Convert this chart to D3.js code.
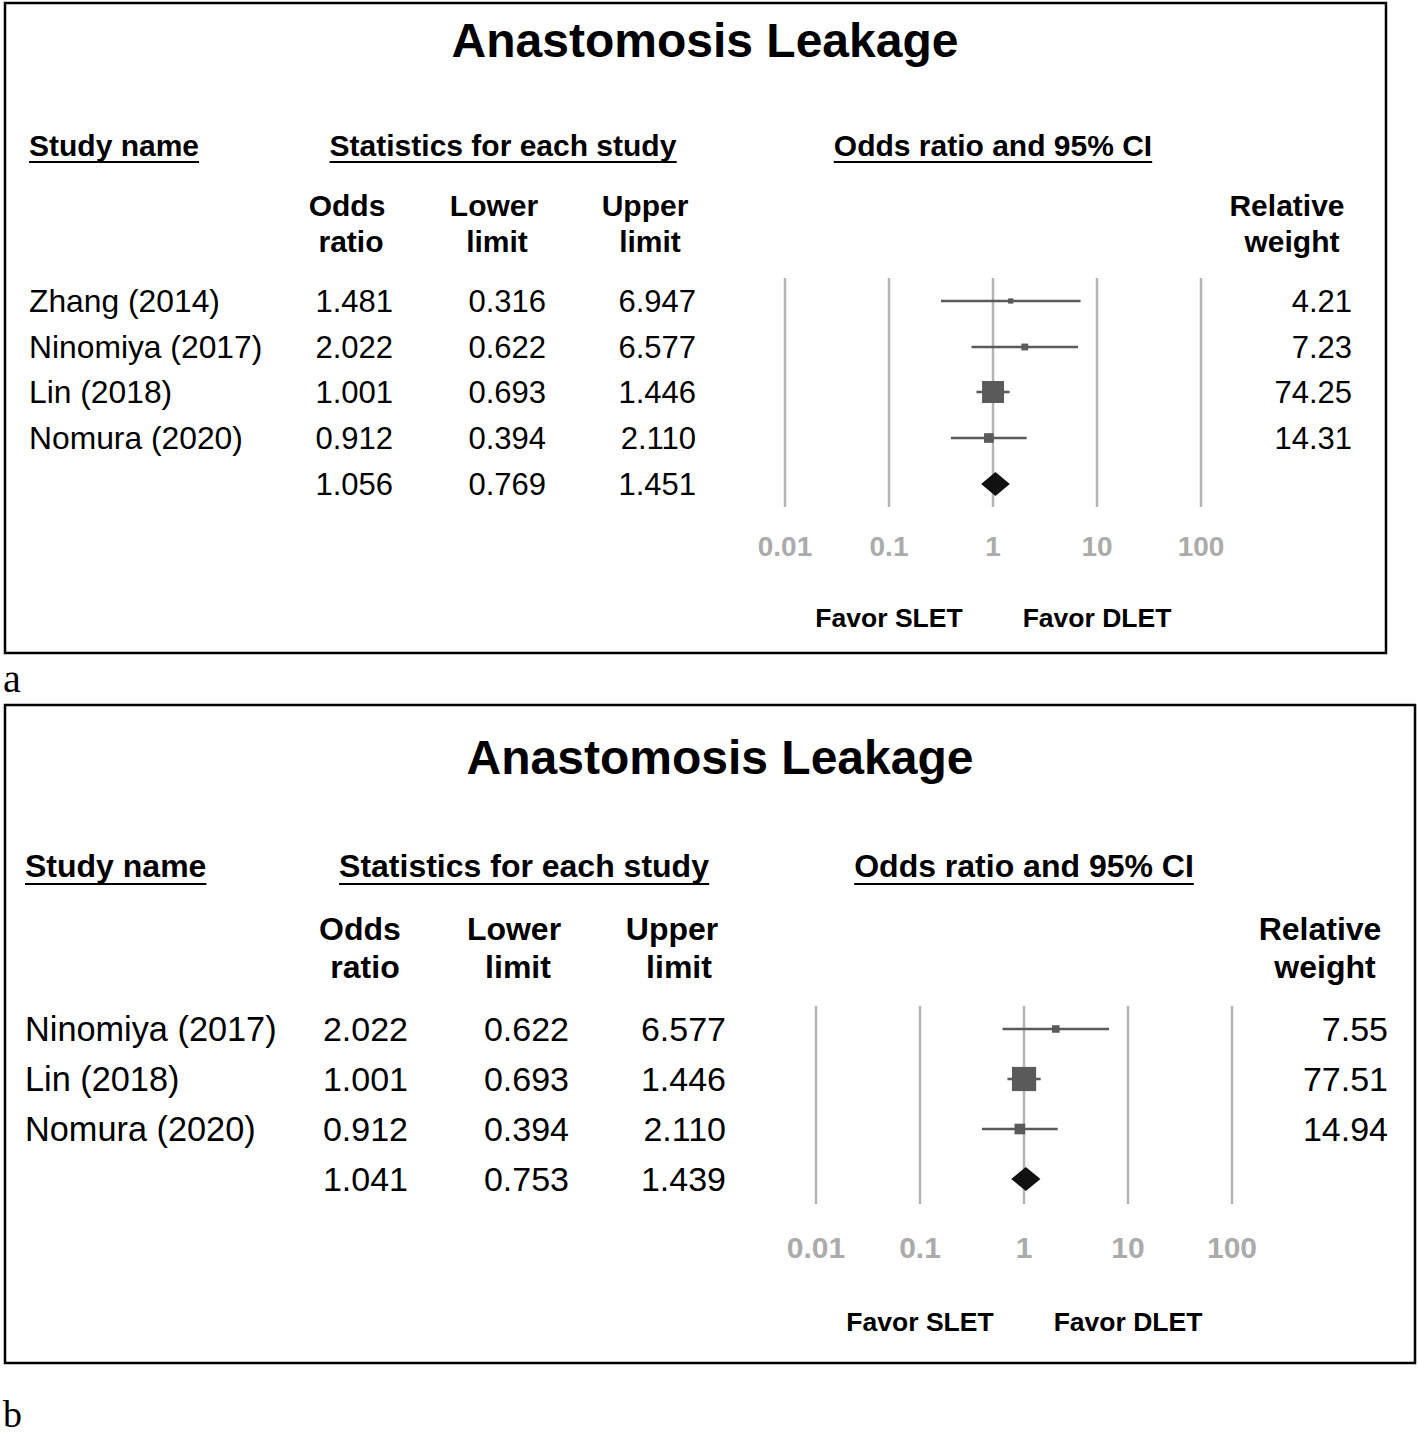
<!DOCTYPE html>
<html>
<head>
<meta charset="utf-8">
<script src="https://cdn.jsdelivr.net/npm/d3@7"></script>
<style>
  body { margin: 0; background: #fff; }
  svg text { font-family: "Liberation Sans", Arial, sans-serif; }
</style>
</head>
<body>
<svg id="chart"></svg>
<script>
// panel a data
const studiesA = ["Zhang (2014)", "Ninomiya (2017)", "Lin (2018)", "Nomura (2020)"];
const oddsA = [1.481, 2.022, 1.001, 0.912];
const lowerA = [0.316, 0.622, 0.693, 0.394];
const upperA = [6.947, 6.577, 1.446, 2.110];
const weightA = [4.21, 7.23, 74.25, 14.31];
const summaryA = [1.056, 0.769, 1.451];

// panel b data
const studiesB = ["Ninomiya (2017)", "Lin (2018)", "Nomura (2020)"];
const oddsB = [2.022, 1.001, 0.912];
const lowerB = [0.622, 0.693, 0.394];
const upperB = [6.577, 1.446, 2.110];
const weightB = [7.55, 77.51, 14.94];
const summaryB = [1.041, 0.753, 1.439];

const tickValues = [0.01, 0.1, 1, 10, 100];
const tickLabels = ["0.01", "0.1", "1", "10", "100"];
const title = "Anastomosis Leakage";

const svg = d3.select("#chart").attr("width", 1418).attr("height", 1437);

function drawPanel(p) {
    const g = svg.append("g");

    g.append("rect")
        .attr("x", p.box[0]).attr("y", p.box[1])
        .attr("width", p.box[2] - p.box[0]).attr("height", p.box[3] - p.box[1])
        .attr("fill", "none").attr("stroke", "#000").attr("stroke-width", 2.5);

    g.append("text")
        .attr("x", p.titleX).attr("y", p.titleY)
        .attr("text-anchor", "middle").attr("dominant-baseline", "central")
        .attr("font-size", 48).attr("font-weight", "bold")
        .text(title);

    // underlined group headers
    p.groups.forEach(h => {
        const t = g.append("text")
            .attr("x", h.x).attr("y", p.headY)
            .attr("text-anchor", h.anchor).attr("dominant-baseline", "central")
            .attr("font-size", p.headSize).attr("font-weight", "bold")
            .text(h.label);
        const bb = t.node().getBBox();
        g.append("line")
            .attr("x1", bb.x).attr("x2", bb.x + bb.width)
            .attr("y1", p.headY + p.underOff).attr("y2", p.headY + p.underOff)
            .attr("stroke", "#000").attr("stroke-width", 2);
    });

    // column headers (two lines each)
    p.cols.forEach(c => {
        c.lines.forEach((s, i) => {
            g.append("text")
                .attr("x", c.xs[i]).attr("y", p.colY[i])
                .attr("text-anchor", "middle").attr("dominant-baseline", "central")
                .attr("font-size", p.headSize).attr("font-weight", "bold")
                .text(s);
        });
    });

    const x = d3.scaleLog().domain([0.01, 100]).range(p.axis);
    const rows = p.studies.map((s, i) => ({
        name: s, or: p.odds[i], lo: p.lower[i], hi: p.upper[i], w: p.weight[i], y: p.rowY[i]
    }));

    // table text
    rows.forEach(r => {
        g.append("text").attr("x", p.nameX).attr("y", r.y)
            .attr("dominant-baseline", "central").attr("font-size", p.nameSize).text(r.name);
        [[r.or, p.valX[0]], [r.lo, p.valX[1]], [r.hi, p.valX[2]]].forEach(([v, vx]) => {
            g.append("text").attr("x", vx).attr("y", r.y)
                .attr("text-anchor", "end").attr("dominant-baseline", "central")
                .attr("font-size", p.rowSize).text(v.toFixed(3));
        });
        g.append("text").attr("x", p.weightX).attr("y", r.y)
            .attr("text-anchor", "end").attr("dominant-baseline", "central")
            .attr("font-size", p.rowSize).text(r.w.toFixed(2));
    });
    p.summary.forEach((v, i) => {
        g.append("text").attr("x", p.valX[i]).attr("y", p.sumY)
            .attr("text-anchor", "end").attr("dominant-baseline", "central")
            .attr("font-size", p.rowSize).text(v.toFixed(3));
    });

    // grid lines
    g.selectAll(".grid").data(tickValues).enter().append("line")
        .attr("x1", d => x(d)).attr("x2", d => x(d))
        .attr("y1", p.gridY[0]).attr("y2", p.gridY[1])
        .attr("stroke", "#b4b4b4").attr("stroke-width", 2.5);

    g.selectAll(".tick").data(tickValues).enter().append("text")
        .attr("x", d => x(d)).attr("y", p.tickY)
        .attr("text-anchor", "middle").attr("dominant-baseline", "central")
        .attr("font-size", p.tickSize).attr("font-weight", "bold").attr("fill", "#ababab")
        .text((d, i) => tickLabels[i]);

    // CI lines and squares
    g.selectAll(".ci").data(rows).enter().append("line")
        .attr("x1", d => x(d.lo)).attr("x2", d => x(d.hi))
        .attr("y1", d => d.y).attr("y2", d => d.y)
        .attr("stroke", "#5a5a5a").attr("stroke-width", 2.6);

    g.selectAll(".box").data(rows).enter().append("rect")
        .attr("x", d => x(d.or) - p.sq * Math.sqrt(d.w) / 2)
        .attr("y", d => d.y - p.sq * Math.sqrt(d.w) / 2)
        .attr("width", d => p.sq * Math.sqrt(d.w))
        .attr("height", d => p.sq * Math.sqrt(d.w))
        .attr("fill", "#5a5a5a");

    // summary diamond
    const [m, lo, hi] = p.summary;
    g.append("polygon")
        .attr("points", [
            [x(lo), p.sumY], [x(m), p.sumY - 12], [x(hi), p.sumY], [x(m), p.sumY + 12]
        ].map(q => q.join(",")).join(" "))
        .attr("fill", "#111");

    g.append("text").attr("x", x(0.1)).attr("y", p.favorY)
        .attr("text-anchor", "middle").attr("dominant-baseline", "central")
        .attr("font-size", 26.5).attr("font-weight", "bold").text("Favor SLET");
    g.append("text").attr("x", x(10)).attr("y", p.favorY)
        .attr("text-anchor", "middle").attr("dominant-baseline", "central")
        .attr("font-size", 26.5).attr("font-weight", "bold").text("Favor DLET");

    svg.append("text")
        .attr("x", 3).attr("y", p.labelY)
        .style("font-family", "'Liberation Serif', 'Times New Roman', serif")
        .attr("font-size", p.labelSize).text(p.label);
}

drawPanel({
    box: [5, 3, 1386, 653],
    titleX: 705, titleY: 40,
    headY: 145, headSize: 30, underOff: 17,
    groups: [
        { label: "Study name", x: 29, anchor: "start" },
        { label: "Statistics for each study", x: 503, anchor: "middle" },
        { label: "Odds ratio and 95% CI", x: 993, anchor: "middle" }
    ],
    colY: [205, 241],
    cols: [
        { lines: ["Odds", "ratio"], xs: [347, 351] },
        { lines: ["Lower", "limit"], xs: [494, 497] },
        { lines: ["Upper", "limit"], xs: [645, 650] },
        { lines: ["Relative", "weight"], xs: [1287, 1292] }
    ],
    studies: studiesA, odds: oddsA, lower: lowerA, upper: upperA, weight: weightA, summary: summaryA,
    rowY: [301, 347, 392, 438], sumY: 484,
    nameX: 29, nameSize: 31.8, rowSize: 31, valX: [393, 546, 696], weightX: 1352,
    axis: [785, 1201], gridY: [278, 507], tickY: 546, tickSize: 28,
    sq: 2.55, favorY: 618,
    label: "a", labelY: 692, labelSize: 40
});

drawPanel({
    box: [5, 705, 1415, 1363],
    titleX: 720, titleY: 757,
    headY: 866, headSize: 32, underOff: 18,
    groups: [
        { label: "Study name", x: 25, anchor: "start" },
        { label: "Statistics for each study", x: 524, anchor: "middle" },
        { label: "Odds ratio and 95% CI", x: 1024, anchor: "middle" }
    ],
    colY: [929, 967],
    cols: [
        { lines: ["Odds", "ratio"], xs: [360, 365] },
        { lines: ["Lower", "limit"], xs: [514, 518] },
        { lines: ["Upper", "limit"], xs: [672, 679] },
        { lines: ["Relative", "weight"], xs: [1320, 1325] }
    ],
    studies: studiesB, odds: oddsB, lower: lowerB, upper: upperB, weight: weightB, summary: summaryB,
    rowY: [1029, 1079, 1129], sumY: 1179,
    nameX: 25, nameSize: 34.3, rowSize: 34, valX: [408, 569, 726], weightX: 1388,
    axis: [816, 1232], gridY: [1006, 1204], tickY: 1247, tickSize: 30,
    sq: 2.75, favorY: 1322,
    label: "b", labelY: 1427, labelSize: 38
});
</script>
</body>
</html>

══════

◆ Your instructions
Return exactly what appears from the opening line of the material through the line with "const summaryA = [1.056, 0.769, 1.451];", apart from the pictures.

◆ Final answer
Convert this chart to D3.js code.
<!DOCTYPE html>
<html>
<head>
<meta charset="utf-8">
<script src="https://cdn.jsdelivr.net/npm/d3@7"></script>
<style>
  body { margin: 0; background: #fff; }
  svg text { font-family: "Liberation Sans", Arial, sans-serif; }
</style>
</head>
<body>
<svg id="chart"></svg>
<script>
// panel a data
const studiesA = ["Zhang (2014)", "Ninomiya (2017)", "Lin (2018)", "Nomura (2020)"];
const oddsA = [1.481, 2.022, 1.001, 0.912];
const lowerA = [0.316, 0.622, 0.693, 0.394];
const upperA = [6.947, 6.577, 1.446, 2.110];
const weightA = [4.21, 7.23, 74.25, 14.31];
const summaryA = [1.056, 0.769, 1.451];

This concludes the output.